Acute Glycine Pharmacodynamic Study

High doses of glycine (0.4-0.8 g/kg/day) administered orally along with certain antipsychotic medications can improve negative symptoms of schizophrenia (e.g., Heresco-Levy et al., 1999). The therapeutic effect appears to be due to glycine's co-agonist activity at glutamatergic N-methyl-D-aspartate receptors, which may correct the glutamatergic hypofunction associated with schizophrenia (e.g., Bergeron et al., 1998). Unfortunately, the therapeutic benefits of orally administered glycine are variable, in part because gut glycine absorption and resultant plasma (and presumably brain) glycine increases are variable (Silk et al., 1974). Even with intravenous glycine administration, which bypasses variability contributed by gut absorption and metabolism, between-subject variability in cerebrospinal fluid (CSF) glycine increments is large (D'Souza et al., 2000), suggesting that brain glycine uptake, metabolism, and turnover differ substantially among individuals.

If brain glycine increments after oral glycine dosing are highly variable, those manifesting smaller or more transient brain glycine increments may not experience clinically significant effects. As a result, glycine's therapeutic efficacy could be underappreciated. Indeed, a multi-site glycine trial in schizophrenia subjects concluded that glycine is not a "...generally effective therapeutic option for treating negative symptoms or cognitive impairments", but included the caveat that "...it is not known if efficacy would have been achieved at substantially higher serum glycine levels" (Buchanan et al., 2007).

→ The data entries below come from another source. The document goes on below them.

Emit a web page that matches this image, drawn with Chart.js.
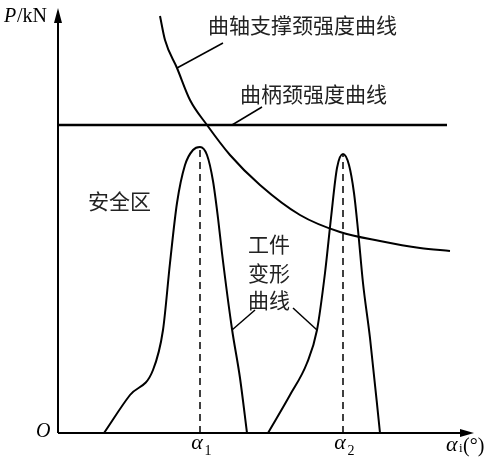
<!DOCTYPE html>
<html>
<head>
<meta charset="utf-8">
<script src="https://cdn.jsdelivr.net/npm/chart.js@4"></script>
<style>
  html, body { margin: 0; padding: 0; background: #fff; }
  #wrap { width: 500px; height: 468px; }
</style>
</head>
<body>
<div id="wrap"><canvas id="chart"></canvas></div>
<script>
// x: horizontal position along the angle axis, y: P (arbitrary units, 0 at axis)
const shaftX = [160, 165, 177, 190, 207, 230, 260, 300, 340, 380, 420, 450];
const shaftY = [417, 393, 365, 333, 308, 278, 248, 218, 201, 192, 185, 182];
const crankX = [58, 447];
const crankY = [308, 308];
const peak1X = [104, 130, 153, 163, 170, 177, 185, 193, 200, 207, 213, 218, 222, 232, 240, 247];
const peak1Y = [0, 38, 63, 103, 170, 230, 268, 283, 286, 278, 252, 215, 180, 104, 55, 0];
const peak2X = [268, 290, 307, 317, 325, 331, 337, 343, 349, 354, 358, 363, 370, 380];
const peak2Y = [0, 38, 70, 103, 160, 215, 265, 279, 268, 240, 203, 150, 95, 0];
const alphaX = [200, 343];
const alphaTop = [286, 279];
const alphaLabels = ['α1', 'α2'];

const pts = (xs, ys) => xs.map((x, i) => ({ x: x, y: ys[i] }));
const base = { showLine: true, pointRadius: 0, borderColor: '#000', fill: false };

const datasets = [
    Object.assign({}, base, { data: pts(shaftX, shaftY), borderWidth: 2, cubicInterpolationMode: 'monotone' }),
    Object.assign({}, base, { data: pts(crankX, crankY), borderWidth: 2.5 }),
    Object.assign({}, base, { data: pts(peak1X, peak1Y), borderWidth: 2, cubicInterpolationMode: 'monotone' }),
    Object.assign({}, base, { data: pts(peak2X, peak2Y), borderWidth: 2, cubicInterpolationMode: 'monotone' })
];
alphaX.forEach((x, i) => {
    datasets.push(Object.assign({}, base, { data: [{ x: x, y: 0 }, { x: x, y: alphaTop[i] }], borderWidth: 1.5, borderDash: [7, 5] }));
});
// leader lines
[[177, 365, 223, 390], [232, 308, 262, 326], [232, 103, 255, 123], [317, 103, 293, 125]].forEach(l => {
    datasets.push(Object.assign({}, base, { data: [{ x: l[0], y: l[1] }, { x: l[2], y: l[3] }], borderWidth: 1.5 }));
});

const decor = {
    id: 'decor',
    afterDraw(chart) {
        const c = chart.ctx, xs = chart.scales.x, ys = chart.scales.y;
        const X = v => xs.getPixelForValue(v), Y = v => ys.getPixelForValue(v);
        c.save();
        c.strokeStyle = '#000'; c.fillStyle = '#000'; c.lineWidth = 2;
        // axes
        c.beginPath();
        c.moveTo(X(58), Y(0)); c.lineTo(X(466), Y(0));
        c.moveTo(X(58), Y(0)); c.lineTo(X(58), Y(418));
        c.stroke();
        c.beginPath();
        c.moveTo(X(474), Y(0)); c.lineTo(X(460), Y(4)); c.lineTo(X(460), Y(-4)); c.closePath();
        c.moveTo(X(58), Y(425)); c.lineTo(X(54), Y(410)); c.lineTo(X(62), Y(410)); c.closePath();
        c.fill();

        c.textBaseline = 'middle';
        c.fillStyle = '#222';
        c.font = '21px "Noto Sans CJK SC"';
        c.fillText('曲轴支撑颈强度曲线', 208, 25);
        c.fillText('曲柄颈强度曲线', 240, 94);
        c.fillText('安全区', 88, 201);
        c.fillText('工件', 248, 244);
        c.fillText('变形', 248, 273);
        c.fillText('曲线', 248, 300);

        c.fillStyle = '#000';
        c.font = 'italic 20px "Liberation Serif"';
        c.fillText('P', 4, 17);
        c.font = '20px "Liberation Serif"';
        c.fillText('/kN', 17, 17);
        c.font = 'italic 20px "Liberation Serif"';
        c.fillText('O', 36, 432);
        alphaLabels.forEach((t, i) => {
            c.font = 'italic 22px "Liberation Serif"';
            c.textAlign = 'center';
            c.fillText(t[0], X(alphaX[i]) - 3, 443);
            c.font = '14px "Liberation Serif"';
            c.fillText(t.slice(1), X(alphaX[i]) + 8, 451);
        });
        c.textAlign = 'left';
        c.font = 'italic 22px "Liberation Serif"';
        c.fillText('α', 446, 445);
        c.font = '13px "Liberation Serif"';
        c.fillText('i', 459, 449);
        c.font = '20px "Liberation Serif"';
        c.fillText('(°)', 463, 447);
        c.restore();
    }
};

new Chart(document.getElementById('chart'), {
    type: 'scatter',
    data: { datasets: datasets },
    options: {
        responsive: true,
        maintainAspectRatio: false,
        animation: false,
        layout: { padding: 0 },
        plugins: { legend: { display: false }, tooltip: { enabled: false } },
        scales: {
            x: { type: 'linear', min: 0, max: 500, display: false },
            y: { type: 'linear', min: -35, max: 433, display: false }
        }
    },
    plugins: [decor]
});
</script>
</body>
</html>
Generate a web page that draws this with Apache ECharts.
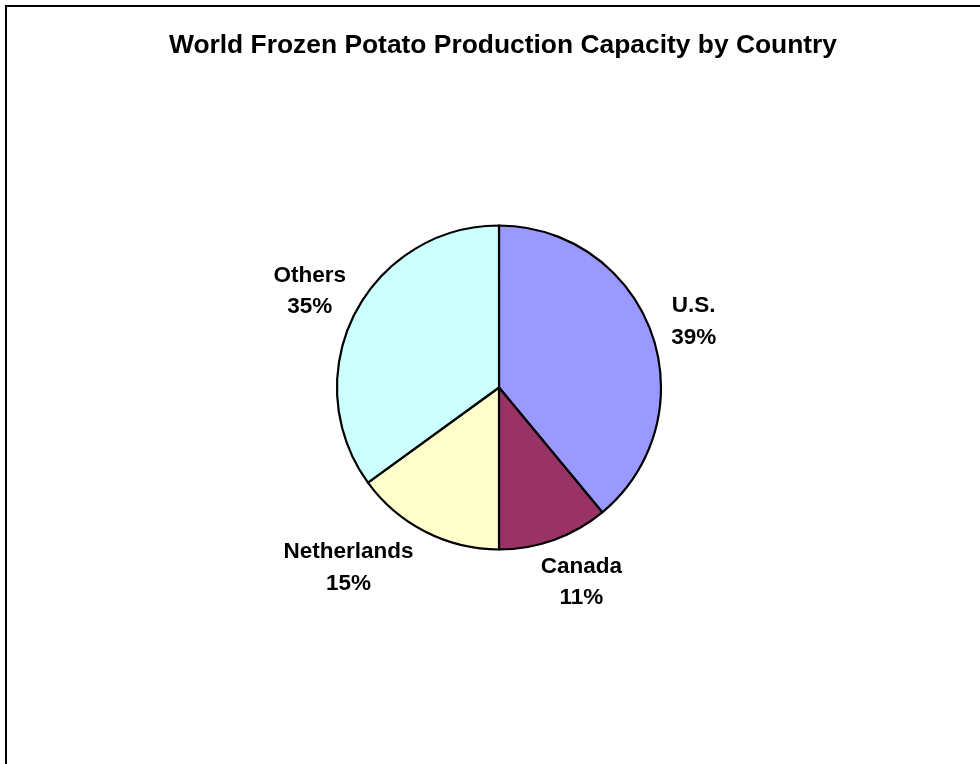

Accordingly, we believe that it is important to fully characterize glycine's brain and plasma pharmacodynamic variability, which we will do in healthy subjects and in several members of a family with some members possessing a mutation in their glycine decarboxylase gene (GLDC), which may be associated with abnormal baseline brain and plasma glycine levels and increments after glycine administration. We will use an MRS method we developed to detect brain glycine increases after high-dose oral glycine administration (Prescot et al., 2006; Kaufman et al., 2009) along with standard analytical methods to determine plasma glycine levels.